Margaret Wilson Pryor

Margaret Wilson Pryor (1785-1874) was best known simply as "Aunt Margaret" within her circle of reformers, friends and relatives. And her husband was "Uncle George." This active reform couple was quite a bit older than those with whom they associated and seemed to be universally liked and respected. Their teenage grandniece remarked in 1853, "I like to have them [visit] they are such nice old people."

Margaret was born in Philadelphia, the daughter of Quakers John and Sarah Wilson. She and signer/organizer Mary Ann M'Clintock were half-sisters. In 1816 Margaret married George Pryor, five years her senior. They moved to northern New York State a few years later, before moving to Skaneateles where they owned a boarding school. In the late 1830s they joined the M'Clintock family in Waterloo.

For most of her long life, Margaret Pryor was a constant in abolition, woman's rights, Hicksite Quaker organizational reforms and other social movements of the nineteenth-century. Margaret provided many reformers with the comforts of home when they were traveling, including American Anti-Slavery Society lecturer, Abby Kelley. In the 1840s Margaret accompanied Kelley on her anti-slavery speaking tours, guarding her from hecklers and acting as her clerk. Elizabeth Cady Stanton once remarked "Abby used to say she always felt safe when she could see Margaret Pryor's Quaker bonnet."

Pryor attended the First Woman's Rights Convention with her son, George W. Pryor, who also signed the Declaration of Sentiments. Margaret Pryor was among a group of Hicksite Quakers who formed the Congregational Friends in October of 1848 along with a number of other Quaker families who supported the woman's rights convention in Seneca Falls.

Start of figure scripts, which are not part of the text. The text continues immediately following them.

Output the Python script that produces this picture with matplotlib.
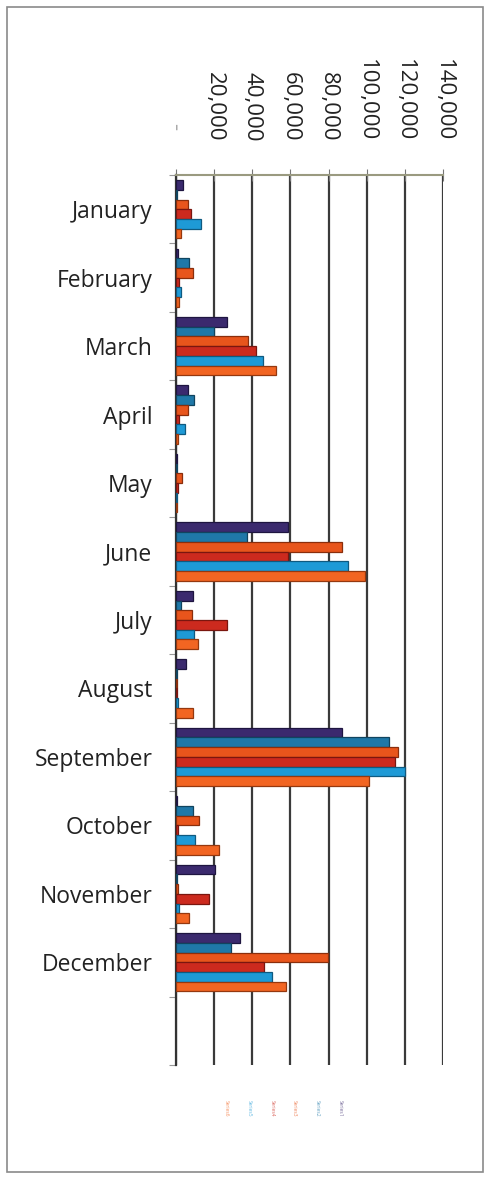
import numpy as np
from matplotlib import pyplot as plt
from matplotlib.patches import Rectangle

months = ['January', 'February', 'March', 'April', 'May', 'June', 'July',
          'August', 'September', 'October', 'November', 'December']
series_names = ['Series1', 'Series2', 'Series3', 'Series4', 'Series5', 'Series6']
colors = ['#3b2a6e', '#1f78a8', '#e8551c', '#cc2a1e', '#1e9ad6', '#f26522']
edges = ['#1e1540', '#10445f', '#8a2e0c', '#7a160f', '#0f5a80', '#95380f']

s1 = [3700, 800, 26500, 6500, 500, 58500, 9000, 5500, 87000, 500, 20500, 33500]
s2 = [500, 7000, 20000, 9500, 300, 37000, 2500, 500, 111500, 9000, 500, 29000]
s3 = [6500, 9000, 38000, 6500, 3000, 87000, 8500, 500, 116500, 12000, 1000, 79500]
s4 = [8000, 1500, 42000, 1500, 1000, 58800, 27000, 500, 114700, 1000, 17500, 46000]
s5 = [13000, 2500, 45500, 4500, 600, 90000, 9500, 1000, 120000, 10000, 1500, 50200]
s6 = [2600, 1800, 52500, 1000, 500, 99200, 11500, 9000, 101000, 22500, 6800, 57500]
values = [s1, s2, s3, s4, s5, s6]

xticks = [0, 20000, 40000, 60000, 80000, 100000, 120000, 140000]
xlabels = ['-  ', '20,000', '40,000', '60,000', '80,000', '100,000', '120,000', '140,000']

plt.rcParams['font.family'] = ['Open Sans', 'DejaVu Sans']
fig = plt.figure(figsize=(4.9, 11.78), dpi=100)
W, H = 490, 1178
ax = fig.add_axes([176 / W, 1 - 1065 / H, (443 - 176) / W, (1065 - 175) / H])

# border of the chart area
fig.patches.append(Rectangle((7 / W, 1 - 1172 / H), 476 / W, (1172 - 7) / H,
                             transform=fig.transFigure, fill=False,
                             edgecolor='#8a8a8a', lw=1.2))

h = 0.142
y = np.arange(len(months))
for j, vals in enumerate(values):
    ax.barh(y + (j - 2.5) * h, vals, height=h, color=colors[j],
            edgecolor=edges[j], linewidth=0.9, zorder=3)

ax.set_xlim(0, 140000)
ax.set_ylim(12.5, -0.5)
ax.set_axisbelow(True)
ax.grid(axis='x', color='#3a3a3a', lw=1.6, zorder=0)

ax.xaxis.tick_top()
ax.set_xticks(xticks)
ax.set_xticklabels(xlabels, rotation=-90, fontsize=16, color='#222222')
ax.tick_params(axis='x', direction='inout', length=8, color='#777777', pad=20)
ax.get_xticklabels()[0].set_color('#aaaaaa')

ax.set_yticks(np.arange(-0.5, 13, 1))
ax.set_yticklabels([])
ax.set_yticks(y, minor=True)
ax.set_yticklabels(months, minor=True, fontsize=16.5, color='#222222')
ax.tick_params(axis='y', which='major', length=5, color='#999999')
ax.tick_params(axis='y', which='minor', length=0, pad=17)

for s in ['right', 'bottom']:
    ax.spines[s].set_visible(False)
ax.spines['top'].set_color('#9a9a80')
ax.spines['top'].set_linewidth(1.5)
ax.spines['left'].set_color('#333333')
ax.spines['left'].set_linewidth(1.6)

# tiny rotated legend under the plot, last series first
leg_x = [226, 249, 272, 294, 317, 340]
for k, j in enumerate(range(5, -1, -1)):
    fig.text(leg_x[k] / W, 1 - 1108 / H, series_names[j], rotation=-90,
             fontsize=3.5, color=colors[j], alpha=0.7, ha='center', va='center')

plt.savefig('out.png', dpi=100)
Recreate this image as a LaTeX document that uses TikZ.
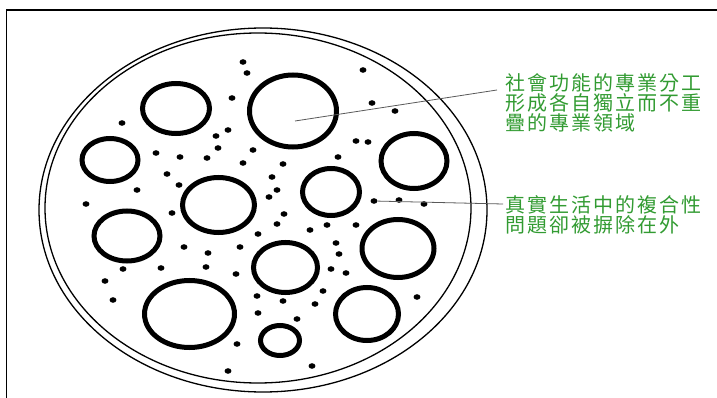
\documentclass[tikz,border=0pt]{standalone}
\usepackage{fontspec}
\newfontfamily\cjk[LetterSpace=10]{Noto Sans CJK TC}
\usetikzlibrary{shapes}
\definecolor{lbl}{RGB}{50,155,50}
\tikzstyle{ring}=[draw,ellipse,line width=5pt,inner sep=0pt]
\tikzstyle{dot}=[fill,ellipse,inner sep=0pt,minimum width=6.8pt,minimum height=5.6pt]
\tikzstyle{lead}=[draw=black!65,line width=.8pt]
\tikzstyle{note}=[text=lbl,align=left,anchor=north west,inner sep=0pt,font=\cjk\fontsize{20}{20}\selectfont]

\begin{document}
\begin{tikzpicture}[x=1pt,y=-1pt]
	\useasboundingbox (0,0) rectangle (717,398);
	% frame
	\draw[line width=1.2pt] (6.5,398) -- (6.5,10) -- (717,10);
	% the two outer rims
	\draw[line width=1.3pt] (263,210) ellipse (224 and 182);
	\draw[line width=1.3pt] (258,208) ellipse (213 and 175);
	% domains
	\node[ring,minimum width=67pt,minimum height=50pt] (r1) at (176,108.5) {};
	\node[ring,minimum width=87pt,minimum height=72pt] (r2) at (293,111) {};
	\node[ring,minimum width=56pt,minimum height=43pt] (r3) at (110,160) {};
	\node[ring,minimum width=66pt,minimum height=55pt] (r4) at (414,161) {};
	\node[ring,minimum width=72pt,minimum height=55pt] (r5) at (218.5,205) {};
	\node[ring,minimum width=57pt,minimum height=47pt] (r6) at (331,192) {};
	\node[ring,minimum width=66pt,minimum height=50pt] (r7) at (127,236) {};
	\node[ring,minimum width=72pt,minimum height=58pt] (r8) at (398,248.5) {};
	\node[ring,minimum width=64pt,minimum height=50pt] (r9) at (285.5,267.5) {};
	\node[ring,minimum width=90pt,minimum height=67pt] (r10) at (189.5,314) {};
	\node[ring,minimum width=39pt,minimum height=30pt] (r11) at (280,340.5) {};
	\node[ring,minimum width=63pt,minimum height=53pt] (r12) at (367,314) {};
	% scattered problems
	\foreach \x/\y [count=\i] in {243/62,247/73,232/98,122/123,228/130,216/136,218/148,253/150,
		156/153,180/157,207/158,243/163,283/164,167/174,179/185,137/190,272/177,277/190,269/197,
		338/157,356/141,363/70,372/103,395/111,368/142,374/201,399/200,424/204,86/204,172/213,
		184/247,123/269,161/268,105/281,113/300,284/214,277/224,310/230,327/225,356/225,336/243,
		339/254,258/234,240/247,208/253,206/267,236/274,331/269,346/273,323/291,257/296,283/301,
		315/304,258/313,297/319,237/344,228/371,312/366,417/297}
		\node[dot] (d\i) at (\x,\y) {};
	% labels
	\node[note] (lab1) at (505,73) {社會功能的專業分工\\形成各自獨立而不重\\疊的專業領域};
	\node[note] (lab2) at (505,195) {真實生活中的複合性\\問題卻被摒除在外};
	\coordinate (a1) at (295,121);
	\coordinate (e1) at (497,90);
	\coordinate (e2) at (503,204);
	\path[lead] (a1) -- (e1);
	\path[lead] (d26) -- (e2);
\end{tikzpicture}
\end{document}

In later life, Margaret and her family continued their reform activities. Margaret voted in the presidential election of 1868 along with her daughter-in-law, Lucetta Brown Pryor and a large contingent of women in the reform community of Vineland, New Jersey. This protest action foreshadowed the more organized New Departure strategy of the National Woman Suffrage Association to test the constitutionality of voting rights for women.

Eighty-nine year old Margaret was living with the M'Clintock family in Philadelphia, when Lucretia Mott and Elizabeth Cady Stanton visited all of them for tea. Margaret was anxious to see Mott and Stanton and they climbed up to her third floor bedroom to visit with their old friend. Margaret died a year later and was buried beside George in Vineland, New Jersey.